Aujourd’hui, Arnaud Montebourg a du mal à clarifier son positionnement ; il s’est fait ravir la notion de renouveau, de modernité, par son successeur à Bercy, Emmanuel Macron ; il peine, d’un autre côté, à incarner la ligne d’une gauche plus traditionnelle que personnifie aujourd’hui Jean-Luc Mélenchon. 

Au-delà des grands principes, son programme économique reste assez flou ; il incarne la gauche industrielle, soutien traditionnel du secondaire, à un moment où l’économie et le monde du travail sont en pleine révolution ; à l’heure des nouvelles technologies, de l’explosion du tertiaire, d’internet, des services, peut-être faudrait-il davantage miser sur les reconversions et de nouvelles manières de penser le monde du travail - avec, par exemple, le revenu universel de base au coeur de cette nouvelle conception - plutôt que de s’arc-bouter à soutenir des secteurs condamnés à terme. 

Sa recherche du consensus à tout prix l’empêche de prendre des positions claires sur des grandes questions de société qui agitent la France : il se prononce en faveur de l’accueil des migrants mais n’annonce pas de seuil d’acceptabilité ; de la même manière, aucun chiffrage sur les proportions entre énergies renouvelables et énergie nucléaire ; concernant les opérations militaires de 2014 en Irak, même flottement dans les propos : il semble davantage décidé à subir l’interventionnisme de ses prédécesseurs plutôt que d’assumer ses propres positions. On reste également perplexe, tout comme François Lenglet, devant les chiffrages de son programme économique : comment ces investissements de 30 milliards d'euros - 10 sous forme de baisses d'impôts et 20 sous forme d'investissements dans les collectivités locales et les infrastructures - permettraient une croissance de 2% et une diminution de 500 000 demandeurs d'emplois ? 

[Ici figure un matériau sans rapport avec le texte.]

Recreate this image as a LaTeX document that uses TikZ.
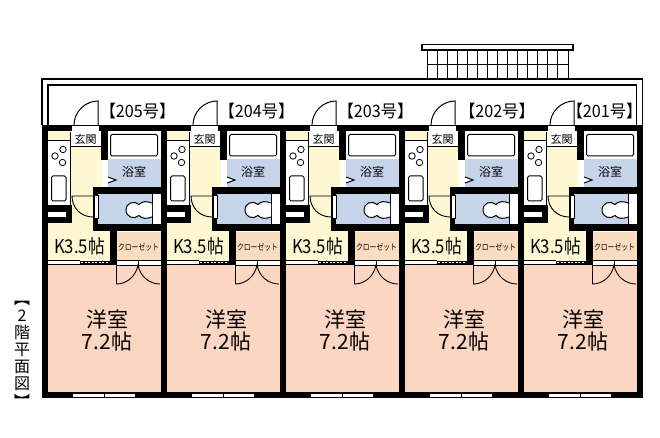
\documentclass[tikz,border=0pt]{standalone}
\usepackage{fontspec}
\setmainfont{Noto Sans CJK JP}
\definecolor{cream}{HTML}{FDF8D2}
\definecolor{bathblue}{HTML}{C6D4EA}
\definecolor{roompink}{HTML}{FBD6C2}
\definecolor{closetc}{HTML}{F9DDBE}
\tikzset{
  wall/.style={fill=black,draw=none},
  room text/.style={inner sep=0pt,text=black},
  lab/.style={room text,font=\fontsize{17}{17}\selectfont,xscale=.95},
  bigt/.style={room text,font=\fontsize{21}{21}\selectfont},
  ktext/.style={room text,font=\fontsize{19}{19}\selectfont,xscale=.88},
  smallt/.style={room text,font=\fontsize{12}{12}\selectfont},
  vert/.style={room text,font=\fontsize{16}{16}\selectfont},
  fixture/.style={draw=black,line width=1pt,fill=white,rounded corners=1.5pt}
}
\begin{document}
\begin{tikzpicture}[x=1pt,y=-1pt]
\useasboundingbox (0,0) rectangle (660,438);
% balcony
\draw[line width=1.2pt] (42,125) -- (42,79) -- (642.6,79) -- (642.6,125);
\draw[line width=1.2pt] (48,125) -- (48,85) -- (636.5,85) -- (636.5,125);
% railing
\foreach \vx in {0,...,14} \draw[line width=.9pt] (427+\vx*10.07,50) -- (427+\vx*10.07,79);
\draw[line width=.9pt] (427,64) -- (568,64);
\draw[line width=1.1pt,fill=white] (422,44.5) rectangle (573,50);
% units
\foreach \i in {0,...,4}{
\begin{scope}[xshift=\i*119pt]
  \fill[white] (42,125) rectangle (167,398);
  \fill[roompink] (48,265) rectangle (161,392);
  \fill[cream] (48,131) rectangle (70,140);
  \fill[cream] (70,146) rectangle (102,224);
  \fill[cream] (48,222) rectangle (110,260);
  \fill[cream] (72,196) rectangle (93,232);
  \fill[closetc] (117,232) rectangle (161,260);
  % bath
  \fill[bathblue] (108,159) rectangle (161,188);
  \fill[bathblue] (98,194) rectangle (152,224);
  % walls
  \fill[wall] (42,125) rectangle (167,131.5);
  \fill[wall] (42,125) rectangle (48,398);
  \fill[wall] (160.5,125) rectangle (167,398);
  \fill[wall] (42,391.5) rectangle (167,398);
  \fill[wall] (101,131) rectangle (108,160);
  \fill[wall] (93,187) rectangle (161,194);
  \fill[wall] (93,187) rectangle (98,231);
  \fill[wall] (93,224) rectangle (161,231);
  \fill[wall] (110,224) rectangle (117,265);
  \fill[wall] (48,205) rectangle (72,223);
  % wall openings
  \fill[white] (48,212) rectangle (66,217);
  \fill[white] (94,195) rectangle (98,218);
  \draw[line width=.5pt] (94,195) rectangle (98,218);
  \fill[white] (102,160) rectangle (107,187);
  \fill[white] (72,126) rectangle (99,131);
  \fill[white] (73,393.5) rectangle (135,396.5);
  \draw[line width=.6pt] (104,393.5) -- (104,396.5);
  % genkan
  \fill[white] (70,132) rectangle (101,146);
  \draw[line width=.6pt] (70,146) -- (101,146) (70,132) -- (70,205);
  \node[smallt,font=\fontsize{11}{11}\selectfont] (gen\i) at (85.5,139) {玄関};
  % kitchen
  \fill[white] (48.5,140.5) rectangle (70,205);
  \draw[line width=.6pt] (48,140) -- (70,140);
  \foreach \cx/\cy in {63/149.5,55/156,62.5/162.5} \draw[line width=.8pt] (\cx,\cy) circle (3.2);
  \draw[fixture] (51.5,176) rectangle (66,201);
  % tub
  \fill[white] (108,131.5) rectangle (160.5,159);
  \draw[fixture] (110.5,134.5) rectangle (157.5,156);
  \node[smallt] (bath\i) at (134,172) {浴室};
  \draw[line width=1pt,fill=white] (108,177) -- (116,180) -- (108,183);
  % toilet
  \fill[white] (152,194) rectangle (160.5,224);
  \draw[line width=.5pt] (152,194) -- (152,224);
  \draw[line width=1pt,fill=white] (152,203) .. controls (147,201) and (142,201) .. (139,204.5)
    .. controls (134,200) and (126,203) .. (126,210)
    .. controls (126,217) and (134,220) .. (139,215.5)
    .. controls (142,219) and (147,219) .. (152,217);
  % entrance door
  \draw[line width=1pt] (98,125) -- (98,101) .. controls (85,101) and (74,112) .. (74,125);
  % inner door
  \draw[line width=.9pt] (93,196) -- (72,196) .. controls (72,208) and (81,217) .. (93,217);
  % K
  \node[ktext] (k\i) at (79.5,246) {K3.5帖};
  \fill[white] (48,260) rectangle (80,264.5);
  \draw[line width=.7pt] (48,260) -- (80,260) (48,264.5) -- (80,264.5);
  \fill[wall] (80,260.5) rectangle (110,265);
  \draw[white,line width=1pt,dash pattern=on 2pt off 1.5pt] (81,262.2) -- (109,262.2);
  % closet
  \node[room text,font=\fontsize{8.5}{8.5}\selectfont,xscale=.8] (cl\i) at (138.5,247) {クローゼット};
  \fill[white] (117,260) rectangle (160.5,265);
  \draw[line width=.7pt] (117,260) -- (160.5,260) (117,265) -- (160.5,265);
  \draw[line width=.9pt] (116.5,265) -- (116.5,284) .. controls (127,284) and (136,276) .. (138,265)
     .. controls (140,276) and (149,284) .. (160,284);
  \draw[line width=.7pt] (138,260) -- (138,265);
  % room
  \node[bigt] (yo\i) at (107,320) {洋室};
  \node[bigt] (ja\i) at (107,342) {7.2帖};
\end{scope}}
% labels
\node[lab] (l205) at (137.5,111) {【205号】};
\node[lab] (l204) at (256.5,111) {【204号】};
\node[lab] (l203) at (375.5,111) {【203号】};
\node[lab] (l202) at (497,111) {【202号】};
\node[lab] (l201) at (604.5,111) {【201号】};
% vertical title
\node[vert,rotate=90] (vb1) at (22,298) {】};
\node[vert] (v2) at (22,316) {2};
\node[vert] (v3) at (22,333) {階};
\node[vert] (v4) at (22,350) {平};
\node[vert] (v5) at (22,367) {面};
\node[vert] (v6) at (22,384) {図};
\node[vert,rotate=90] (vb2) at (22,401) {【};
\end{tikzpicture}
\end{document}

Aujourd’hui pris en étau entre une gauche plus radicale incarnée par l’euro-pessimiste Jean-Luc Mélenchon, et une gauche progressiste et réformiste personnifiée par le juvénile Emmanuel Macron, Arnaud Montebourg ne gardera sans doute pas très longtemps le melon que lui tendait en fin d’émission l’humoriste Charline Vanhoenacker.